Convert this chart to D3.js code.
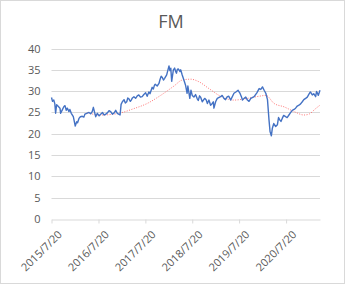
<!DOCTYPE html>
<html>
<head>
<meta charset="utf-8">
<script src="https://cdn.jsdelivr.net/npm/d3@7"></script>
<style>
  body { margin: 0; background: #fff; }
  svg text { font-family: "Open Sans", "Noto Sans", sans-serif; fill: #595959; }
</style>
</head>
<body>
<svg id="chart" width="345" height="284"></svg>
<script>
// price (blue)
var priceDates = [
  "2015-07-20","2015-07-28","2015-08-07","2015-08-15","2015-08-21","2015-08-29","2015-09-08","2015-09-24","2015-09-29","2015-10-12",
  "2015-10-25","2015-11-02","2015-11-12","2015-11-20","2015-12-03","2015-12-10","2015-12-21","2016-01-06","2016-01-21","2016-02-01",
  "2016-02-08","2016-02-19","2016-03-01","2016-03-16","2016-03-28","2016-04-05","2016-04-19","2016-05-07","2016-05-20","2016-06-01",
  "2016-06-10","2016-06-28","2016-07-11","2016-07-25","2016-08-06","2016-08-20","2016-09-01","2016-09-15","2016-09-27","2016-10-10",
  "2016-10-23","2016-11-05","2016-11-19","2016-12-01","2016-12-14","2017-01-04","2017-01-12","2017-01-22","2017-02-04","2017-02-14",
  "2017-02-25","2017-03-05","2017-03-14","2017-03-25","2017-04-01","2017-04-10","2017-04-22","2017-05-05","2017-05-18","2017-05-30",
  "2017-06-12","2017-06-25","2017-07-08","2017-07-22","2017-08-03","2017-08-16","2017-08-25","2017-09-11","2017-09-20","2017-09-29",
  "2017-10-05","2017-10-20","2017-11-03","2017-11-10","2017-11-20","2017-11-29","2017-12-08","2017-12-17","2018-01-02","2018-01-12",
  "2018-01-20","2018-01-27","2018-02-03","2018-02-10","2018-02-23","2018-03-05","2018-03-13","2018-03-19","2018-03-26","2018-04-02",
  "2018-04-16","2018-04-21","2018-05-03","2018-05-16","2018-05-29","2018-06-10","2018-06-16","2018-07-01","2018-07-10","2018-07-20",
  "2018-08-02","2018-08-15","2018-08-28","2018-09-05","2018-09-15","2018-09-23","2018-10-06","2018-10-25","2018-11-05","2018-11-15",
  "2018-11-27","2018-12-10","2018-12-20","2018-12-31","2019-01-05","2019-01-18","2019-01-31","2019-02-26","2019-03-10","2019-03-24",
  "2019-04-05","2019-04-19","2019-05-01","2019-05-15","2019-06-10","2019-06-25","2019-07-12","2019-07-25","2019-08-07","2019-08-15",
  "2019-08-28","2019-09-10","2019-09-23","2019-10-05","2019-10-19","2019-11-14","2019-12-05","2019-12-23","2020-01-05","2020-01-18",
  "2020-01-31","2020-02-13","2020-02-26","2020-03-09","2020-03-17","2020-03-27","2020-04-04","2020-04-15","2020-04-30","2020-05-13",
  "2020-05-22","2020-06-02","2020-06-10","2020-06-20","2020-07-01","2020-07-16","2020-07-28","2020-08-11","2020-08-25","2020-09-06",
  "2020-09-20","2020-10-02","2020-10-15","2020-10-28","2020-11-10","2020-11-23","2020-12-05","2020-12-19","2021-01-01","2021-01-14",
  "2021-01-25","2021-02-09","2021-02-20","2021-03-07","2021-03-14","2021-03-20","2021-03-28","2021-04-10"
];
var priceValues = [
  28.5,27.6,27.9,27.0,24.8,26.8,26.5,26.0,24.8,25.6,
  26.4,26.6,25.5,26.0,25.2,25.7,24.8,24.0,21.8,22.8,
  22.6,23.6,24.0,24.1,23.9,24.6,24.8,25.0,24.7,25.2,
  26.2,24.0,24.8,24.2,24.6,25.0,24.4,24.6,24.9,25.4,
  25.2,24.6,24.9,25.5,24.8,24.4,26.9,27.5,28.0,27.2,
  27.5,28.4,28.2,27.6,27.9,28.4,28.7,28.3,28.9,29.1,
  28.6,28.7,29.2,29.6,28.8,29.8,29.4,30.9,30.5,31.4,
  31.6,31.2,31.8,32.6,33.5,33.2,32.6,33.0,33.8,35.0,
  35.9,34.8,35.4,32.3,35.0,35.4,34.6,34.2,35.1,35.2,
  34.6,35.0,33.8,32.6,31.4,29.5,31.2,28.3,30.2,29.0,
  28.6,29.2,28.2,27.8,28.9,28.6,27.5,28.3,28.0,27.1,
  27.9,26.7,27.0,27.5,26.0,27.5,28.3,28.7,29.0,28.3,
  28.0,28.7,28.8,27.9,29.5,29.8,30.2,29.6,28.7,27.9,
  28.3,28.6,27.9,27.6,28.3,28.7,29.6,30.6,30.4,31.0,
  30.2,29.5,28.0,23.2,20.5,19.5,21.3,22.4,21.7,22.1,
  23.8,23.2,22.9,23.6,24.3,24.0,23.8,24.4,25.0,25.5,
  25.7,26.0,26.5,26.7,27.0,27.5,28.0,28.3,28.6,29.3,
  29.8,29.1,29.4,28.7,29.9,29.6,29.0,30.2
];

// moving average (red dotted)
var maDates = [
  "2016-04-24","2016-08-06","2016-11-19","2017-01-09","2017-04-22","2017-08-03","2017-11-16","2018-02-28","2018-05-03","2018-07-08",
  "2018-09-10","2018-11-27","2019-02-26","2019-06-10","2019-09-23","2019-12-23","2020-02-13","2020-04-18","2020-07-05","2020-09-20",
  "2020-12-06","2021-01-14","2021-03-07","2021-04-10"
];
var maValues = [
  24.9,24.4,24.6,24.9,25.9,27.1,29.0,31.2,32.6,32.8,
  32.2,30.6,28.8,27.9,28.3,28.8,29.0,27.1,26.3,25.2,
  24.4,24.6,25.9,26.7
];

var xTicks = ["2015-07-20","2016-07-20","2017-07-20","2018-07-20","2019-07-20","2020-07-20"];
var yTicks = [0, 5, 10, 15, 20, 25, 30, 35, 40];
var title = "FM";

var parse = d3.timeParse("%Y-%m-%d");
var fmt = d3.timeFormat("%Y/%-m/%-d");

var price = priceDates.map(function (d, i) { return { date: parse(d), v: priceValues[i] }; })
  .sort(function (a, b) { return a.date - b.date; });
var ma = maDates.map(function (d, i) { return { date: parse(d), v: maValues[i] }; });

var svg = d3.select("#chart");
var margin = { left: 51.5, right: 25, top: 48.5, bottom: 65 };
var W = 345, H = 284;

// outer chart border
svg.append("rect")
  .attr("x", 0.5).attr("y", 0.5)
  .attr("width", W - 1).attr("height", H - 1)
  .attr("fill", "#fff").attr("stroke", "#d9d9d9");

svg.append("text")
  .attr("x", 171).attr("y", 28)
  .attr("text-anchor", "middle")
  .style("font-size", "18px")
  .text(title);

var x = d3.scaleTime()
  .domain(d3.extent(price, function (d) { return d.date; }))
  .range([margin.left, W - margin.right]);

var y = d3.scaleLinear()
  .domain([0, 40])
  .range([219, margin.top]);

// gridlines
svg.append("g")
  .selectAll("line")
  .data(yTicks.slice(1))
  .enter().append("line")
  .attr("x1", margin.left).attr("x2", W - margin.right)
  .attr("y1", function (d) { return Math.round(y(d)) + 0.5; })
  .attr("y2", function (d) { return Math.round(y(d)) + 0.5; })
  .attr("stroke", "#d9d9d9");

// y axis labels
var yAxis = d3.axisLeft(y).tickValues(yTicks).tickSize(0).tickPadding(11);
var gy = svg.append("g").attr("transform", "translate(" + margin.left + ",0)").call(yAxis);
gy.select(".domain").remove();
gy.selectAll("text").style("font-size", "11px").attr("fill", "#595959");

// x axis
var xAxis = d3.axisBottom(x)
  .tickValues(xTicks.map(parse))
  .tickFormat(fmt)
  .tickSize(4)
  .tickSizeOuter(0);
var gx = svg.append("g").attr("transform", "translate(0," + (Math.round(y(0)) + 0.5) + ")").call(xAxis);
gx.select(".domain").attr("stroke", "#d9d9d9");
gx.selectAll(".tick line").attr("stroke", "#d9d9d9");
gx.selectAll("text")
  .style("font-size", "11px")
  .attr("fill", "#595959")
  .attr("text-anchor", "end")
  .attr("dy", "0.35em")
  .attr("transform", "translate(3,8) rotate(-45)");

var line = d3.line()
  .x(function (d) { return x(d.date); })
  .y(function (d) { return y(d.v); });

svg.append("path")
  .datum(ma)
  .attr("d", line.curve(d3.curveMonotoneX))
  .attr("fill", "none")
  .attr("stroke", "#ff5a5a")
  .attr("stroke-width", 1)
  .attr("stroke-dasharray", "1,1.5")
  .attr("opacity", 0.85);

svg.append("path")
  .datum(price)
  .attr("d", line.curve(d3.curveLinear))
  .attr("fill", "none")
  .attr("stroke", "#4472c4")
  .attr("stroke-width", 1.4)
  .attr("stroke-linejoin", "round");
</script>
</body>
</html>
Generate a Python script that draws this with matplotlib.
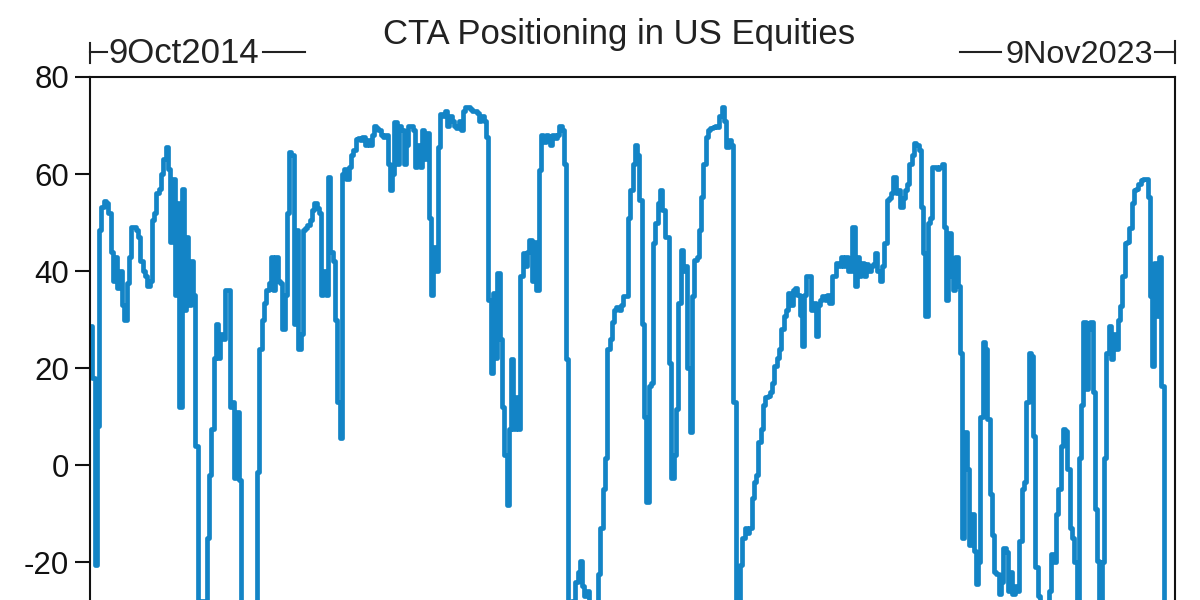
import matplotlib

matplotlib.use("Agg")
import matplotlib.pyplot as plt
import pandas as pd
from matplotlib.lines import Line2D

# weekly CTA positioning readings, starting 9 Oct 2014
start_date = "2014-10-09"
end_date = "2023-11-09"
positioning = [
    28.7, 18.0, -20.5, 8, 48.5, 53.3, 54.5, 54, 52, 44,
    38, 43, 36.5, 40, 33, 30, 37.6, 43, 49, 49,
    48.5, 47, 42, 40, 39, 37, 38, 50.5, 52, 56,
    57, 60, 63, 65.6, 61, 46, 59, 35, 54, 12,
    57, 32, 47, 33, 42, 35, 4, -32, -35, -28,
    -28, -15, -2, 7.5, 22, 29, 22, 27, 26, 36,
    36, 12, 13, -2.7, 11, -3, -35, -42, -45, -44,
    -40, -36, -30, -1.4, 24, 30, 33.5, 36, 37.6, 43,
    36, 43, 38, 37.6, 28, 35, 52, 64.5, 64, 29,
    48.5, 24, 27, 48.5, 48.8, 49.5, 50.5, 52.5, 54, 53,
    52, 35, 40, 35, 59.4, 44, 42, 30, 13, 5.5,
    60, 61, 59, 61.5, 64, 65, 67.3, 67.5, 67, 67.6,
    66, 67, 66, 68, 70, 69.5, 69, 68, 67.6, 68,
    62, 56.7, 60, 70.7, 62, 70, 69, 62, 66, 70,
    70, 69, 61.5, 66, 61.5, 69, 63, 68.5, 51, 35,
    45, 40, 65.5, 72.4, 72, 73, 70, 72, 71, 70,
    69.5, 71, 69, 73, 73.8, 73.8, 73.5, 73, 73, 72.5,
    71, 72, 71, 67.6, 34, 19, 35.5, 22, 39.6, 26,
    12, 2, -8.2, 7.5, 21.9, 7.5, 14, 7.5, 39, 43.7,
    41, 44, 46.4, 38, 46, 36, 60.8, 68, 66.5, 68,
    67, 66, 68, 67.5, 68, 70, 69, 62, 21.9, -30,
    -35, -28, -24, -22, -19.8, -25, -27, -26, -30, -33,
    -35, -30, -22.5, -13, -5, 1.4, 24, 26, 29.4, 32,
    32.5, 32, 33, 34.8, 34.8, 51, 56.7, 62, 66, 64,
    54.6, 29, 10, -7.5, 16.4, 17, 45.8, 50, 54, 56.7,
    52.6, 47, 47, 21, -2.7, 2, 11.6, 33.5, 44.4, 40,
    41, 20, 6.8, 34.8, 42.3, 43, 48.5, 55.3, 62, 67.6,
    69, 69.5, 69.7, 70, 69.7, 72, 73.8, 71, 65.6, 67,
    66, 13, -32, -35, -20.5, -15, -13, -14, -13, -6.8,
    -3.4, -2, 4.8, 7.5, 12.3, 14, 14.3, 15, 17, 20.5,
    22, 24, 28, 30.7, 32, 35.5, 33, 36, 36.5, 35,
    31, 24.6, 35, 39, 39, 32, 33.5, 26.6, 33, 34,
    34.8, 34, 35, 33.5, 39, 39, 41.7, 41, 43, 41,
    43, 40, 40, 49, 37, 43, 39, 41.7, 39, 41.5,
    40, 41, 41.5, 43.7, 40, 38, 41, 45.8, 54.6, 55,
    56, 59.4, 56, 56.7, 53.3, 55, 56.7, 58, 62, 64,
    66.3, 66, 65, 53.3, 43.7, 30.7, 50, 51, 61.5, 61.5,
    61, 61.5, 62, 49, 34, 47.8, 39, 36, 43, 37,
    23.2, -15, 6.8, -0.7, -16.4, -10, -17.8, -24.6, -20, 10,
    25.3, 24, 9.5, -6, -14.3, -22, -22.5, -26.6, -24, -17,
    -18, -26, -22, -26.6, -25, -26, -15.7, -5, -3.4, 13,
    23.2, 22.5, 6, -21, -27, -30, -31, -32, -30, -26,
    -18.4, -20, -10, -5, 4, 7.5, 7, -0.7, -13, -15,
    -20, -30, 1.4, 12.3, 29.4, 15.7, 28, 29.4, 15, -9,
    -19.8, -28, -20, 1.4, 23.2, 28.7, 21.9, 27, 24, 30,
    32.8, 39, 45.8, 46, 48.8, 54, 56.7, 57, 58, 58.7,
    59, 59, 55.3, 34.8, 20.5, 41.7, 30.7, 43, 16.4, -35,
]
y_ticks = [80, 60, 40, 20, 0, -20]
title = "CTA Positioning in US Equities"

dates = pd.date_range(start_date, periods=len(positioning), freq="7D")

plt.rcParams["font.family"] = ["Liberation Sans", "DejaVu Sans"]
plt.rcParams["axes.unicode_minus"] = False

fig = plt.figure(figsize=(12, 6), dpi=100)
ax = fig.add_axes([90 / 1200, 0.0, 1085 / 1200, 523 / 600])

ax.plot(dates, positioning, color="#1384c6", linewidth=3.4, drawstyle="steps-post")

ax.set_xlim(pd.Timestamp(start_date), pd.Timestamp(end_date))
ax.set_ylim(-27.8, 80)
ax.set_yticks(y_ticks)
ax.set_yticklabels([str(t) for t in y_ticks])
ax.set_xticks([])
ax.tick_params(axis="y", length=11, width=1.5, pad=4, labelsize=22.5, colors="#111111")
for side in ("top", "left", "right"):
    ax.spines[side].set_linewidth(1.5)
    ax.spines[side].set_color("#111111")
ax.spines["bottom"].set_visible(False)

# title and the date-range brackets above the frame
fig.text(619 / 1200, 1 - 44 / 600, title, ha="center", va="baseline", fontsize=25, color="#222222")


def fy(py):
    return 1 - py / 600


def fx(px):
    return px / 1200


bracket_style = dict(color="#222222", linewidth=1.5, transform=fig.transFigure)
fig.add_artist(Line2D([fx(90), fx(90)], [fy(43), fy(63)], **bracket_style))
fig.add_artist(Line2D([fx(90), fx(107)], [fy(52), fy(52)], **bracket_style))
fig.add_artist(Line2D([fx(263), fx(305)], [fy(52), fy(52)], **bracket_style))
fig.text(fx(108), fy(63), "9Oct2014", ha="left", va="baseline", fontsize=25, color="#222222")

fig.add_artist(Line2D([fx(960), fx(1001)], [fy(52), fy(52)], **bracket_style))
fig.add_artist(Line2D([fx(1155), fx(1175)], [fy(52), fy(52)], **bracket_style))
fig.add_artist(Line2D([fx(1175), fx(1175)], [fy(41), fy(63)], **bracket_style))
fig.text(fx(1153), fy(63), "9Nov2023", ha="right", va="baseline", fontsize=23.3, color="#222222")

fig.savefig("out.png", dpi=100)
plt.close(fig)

**SET PROBLEM**
Write out the lines from the one containing "Generate a Python" down to the one containing "from matplotlib.lines import Line2D", both included, exactly as they appear. Leave out any pictures.

**COMPLETE RESPONSE**
Generate a Python script that draws this with matplotlib.
import matplotlib

matplotlib.use("Agg")
import matplotlib.pyplot as plt
import pandas as pd
from matplotlib.lines import Line2D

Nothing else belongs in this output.